Goal — Copy the material that follows word for word and omit its pictures.

--- --- ---

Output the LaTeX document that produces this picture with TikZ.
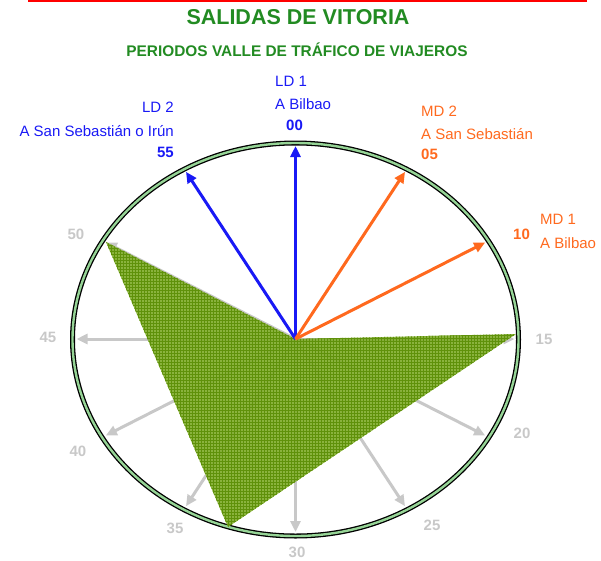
\documentclass[tikz,border=0pt]{standalone}
\usepackage{fontspec}
\setmainfont{Liberation Sans}
\usetikzlibrary{arrows.meta,patterns}
\definecolor{titlegreen}{RGB}{34,139,34}
\definecolor{ldblue}{RGB}{25,25,245}
\definecolor{mdorange}{RGB}{255,105,30}
\definecolor{tickgray}{RGB}{200,200,200}
\definecolor{fillgreen}{RGB}{128,172,45}
\definecolor{gridgreen}{RGB}{95,145,10}
\definecolor{ringgreen}{RGB}{150,212,150}
\begin{document}
\begin{tikzpicture}[x=1pt,y=-1pt,
  spoke/.style={line width=3pt,-{Triangle[length=11pt,width=10pt]}},
  lbl/.style={inner sep=0pt,font=\fontsize{15}{15}\selectfont},
  num/.style={inner sep=0pt,font=\fontsize{15}{15}\selectfont\bfseries},
  graynum/.style={num,text=tickgray},
  titlefont/.style={inner sep=0pt,text=titlegreen,font=\bfseries}]
\useasboundingbox (0,0) rectangle (601,560);
% top red rule
\draw[red,line width=2.5pt] (28,1.2) -- (587,1.2);
% titles
\node[titlefont,font=\fontsize{21.5}{21.5}\selectfont\bfseries] (title) at (298,17) {SALIDAS DE VITORIA};
\node[titlefont,font=\fontsize{15.4}{15.4}\selectfont\bfseries] (subtitle) at (297,50) {PERIODOS VALLE DE TRÁFICO DE VIAJEROS};
% centre and ring
\coordinate (c) at (295.5,339);
\draw[black,line width=5pt] (295.5,339.5) ellipse [x radius=223pt, y radius=196.5pt];
\draw[ringgreen,line width=2.4pt] (295.5,339.5) ellipse [x radius=223pt, y radius=196.5pt];
% spoke tips
\foreach \m in {0,5,10,15,20,25,30,35,40,45,50,55}{
  \path (c) ++({6*\m-90}:219 and 193) coordinate (t\m);
}
% gray spokes
\foreach \m in {15,20,25,30,35,40,45,50}{
  \draw[spoke,tickgray] (c) -- (t\m);
}
% green polygon
\coordinate (p50) at (106,242);
\coordinate (p15) at (516,334);
\coordinate (p33) at (228,527);
\fill[fillgreen,opacity=.92] (p50) -- (c) -- (p15) -- (p33) -- cycle;
\fill[pattern=grid,pattern color=gridgreen] (p50) -- (c) -- (p15) -- (p33) -- cycle;
% coloured spokes
\draw[spoke,ldblue] (c) -- (t0);
\draw[spoke,ldblue] (c) -- (t55);
\draw[spoke,mdorange] (c) -- (t5);
\draw[spoke,mdorange] (c) -- (t10);
% LD 1
\node[lbl,text=ldblue,anchor=west] (ld1a) at (275,81) {LD 1};
\node[lbl,text=ldblue,anchor=west] (ld1b) at (275,104) {A Bilbao};
\node[num,text=ldblue,anchor=west] (ld1c) at (286,125) {00};
% LD 2
\node[lbl,text=ldblue,anchor=east] (ld2a) at (174,107) {LD 2};
\node[lbl,text=ldblue,anchor=east] (ld2b) at (174,131) {A San Sebastián o Irún};
\node[num,text=ldblue,anchor=east] (ld2c) at (174,152) {55};
% MD 2
\node[lbl,text=mdorange,anchor=west] (md2a) at (421,111) {MD 2};
\node[lbl,text=mdorange,anchor=west] (md2b) at (421,134) {A San Sebastián};
\node[num,text=mdorange,anchor=west] (md2c) at (421,154) {05};
% MD 1
\node[lbl,text=mdorange,anchor=west] (md1a) at (540,219) {MD 1};
\node[lbl,text=mdorange,anchor=west] (md1b) at (540,243) {A Bilbao};
\node[num,text=mdorange,anchor=west] (md1c) at (513,234) {10};
% gray minute labels
\node[graynum] (n50) at (76,234) {50};
\node[graynum] (n45) at (48,337) {45};
\node[graynum] (n40) at (78,451) {40};
\node[graynum] (n35) at (175,528) {35};
\node[graynum] (n30) at (297,552) {30};
\node[graynum] (n25) at (432,525) {25};
\node[graynum] (n20) at (522,433) {20};
\node[graynum] (n15) at (544,339) {15};
\end{tikzpicture}
\end{document}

--- --- ---

Full output —
Output the LaTeX document that produces this picture with TikZ.
\documentclass[tikz,border=0pt]{standalone}
\usepackage{fontspec}
\setmainfont{Liberation Sans}
\usetikzlibrary{arrows.meta,patterns}
\definecolor{titlegreen}{RGB}{34,139,34}
\definecolor{ldblue}{RGB}{25,25,245}
\definecolor{mdorange}{RGB}{255,105,30}
\definecolor{tickgray}{RGB}{200,200,200}
\definecolor{fillgreen}{RGB}{128,172,45}
\definecolor{gridgreen}{RGB}{95,145,10}
\definecolor{ringgreen}{RGB}{150,212,150}
\begin{document}
\begin{tikzpicture}[x=1pt,y=-1pt,
  spoke/.style={line width=3pt,-{Triangle[length=11pt,width=10pt]}},
  lbl/.style={inner sep=0pt,font=\fontsize{15}{15}\selectfont},
  num/.style={inner sep=0pt,font=\fontsize{15}{15}\selectfont\bfseries},
  graynum/.style={num,text=tickgray},
  titlefont/.style={inner sep=0pt,text=titlegreen,font=\bfseries}]
\useasboundingbox (0,0) rectangle (601,560);
% top red rule
\draw[red,line width=2.5pt] (28,1.2) -- (587,1.2);
% titles
\node[titlefont,font=\fontsize{21.5}{21.5}\selectfont\bfseries] (title) at (298,17) {SALIDAS DE VITORIA};
\node[titlefont,font=\fontsize{15.4}{15.4}\selectfont\bfseries] (subtitle) at (297,50) {PERIODOS VALLE DE TRÁFICO DE VIAJEROS};
% centre and ring
\coordinate (c) at (295.5,339);
\draw[black,line width=5pt] (295.5,339.5) ellipse [x radius=223pt, y radius=196.5pt];
\draw[ringgreen,line width=2.4pt] (295.5,339.5) ellipse [x radius=223pt, y radius=196.5pt];
% spoke tips
\foreach \m in {0,5,10,15,20,25,30,35,40,45,50,55}{
  \path (c) ++({6*\m-90}:219 and 193) coordinate (t\m);
}
% gray spokes
\foreach \m in {15,20,25,30,35,40,45,50}{
  \draw[spoke,tickgray] (c) -- (t\m);
}
% green polygon
\coordinate (p50) at (106,242);
\coordinate (p15) at (516,334);
\coordinate (p33) at (228,527);
\fill[fillgreen,opacity=.92] (p50) -- (c) -- (p15) -- (p33) -- cycle;
\fill[pattern=grid,pattern color=gridgreen] (p50) -- (c) -- (p15) -- (p33) -- cycle;
% coloured spokes
\draw[spoke,ldblue] (c) -- (t0);
\draw[spoke,ldblue] (c) -- (t55);
\draw[spoke,mdorange] (c) -- (t5);
\draw[spoke,mdorange] (c) -- (t10);
% LD 1
\node[lbl,text=ldblue,anchor=west] (ld1a) at (275,81) {LD 1};
\node[lbl,text=ldblue,anchor=west] (ld1b) at (275,104) {A Bilbao};
\node[num,text=ldblue,anchor=west] (ld1c) at (286,125) {00};
% LD 2
\node[lbl,text=ldblue,anchor=east] (ld2a) at (174,107) {LD 2};
\node[lbl,text=ldblue,anchor=east] (ld2b) at (174,131) {A San Sebastián o Irún};
\node[num,text=ldblue,anchor=east] (ld2c) at (174,152) {55};
% MD 2
\node[lbl,text=mdorange,anchor=west] (md2a) at (421,111) {MD 2};
\node[lbl,text=mdorange,anchor=west] (md2b) at (421,134) {A San Sebastián};
\node[num,text=mdorange,anchor=west] (md2c) at (421,154) {05};
% MD 1
\node[lbl,text=mdorange,anchor=west] (md1a) at (540,219) {MD 1};
\node[lbl,text=mdorange,anchor=west] (md1b) at (540,243) {A Bilbao};
\node[num,text=mdorange,anchor=west] (md1c) at (513,234) {10};
% gray minute labels
\node[graynum] (n50) at (76,234) {50};
\node[graynum] (n45) at (48,337) {45};
\node[graynum] (n40) at (78,451) {40};
\node[graynum] (n35) at (175,528) {35};
\node[graynum] (n30) at (297,552) {30};
\node[graynum] (n25) at (432,525) {25};
\node[graynum] (n20) at (522,433) {20};
\node[graynum] (n15) at (544,339) {15};
\end{tikzpicture}
\end{document}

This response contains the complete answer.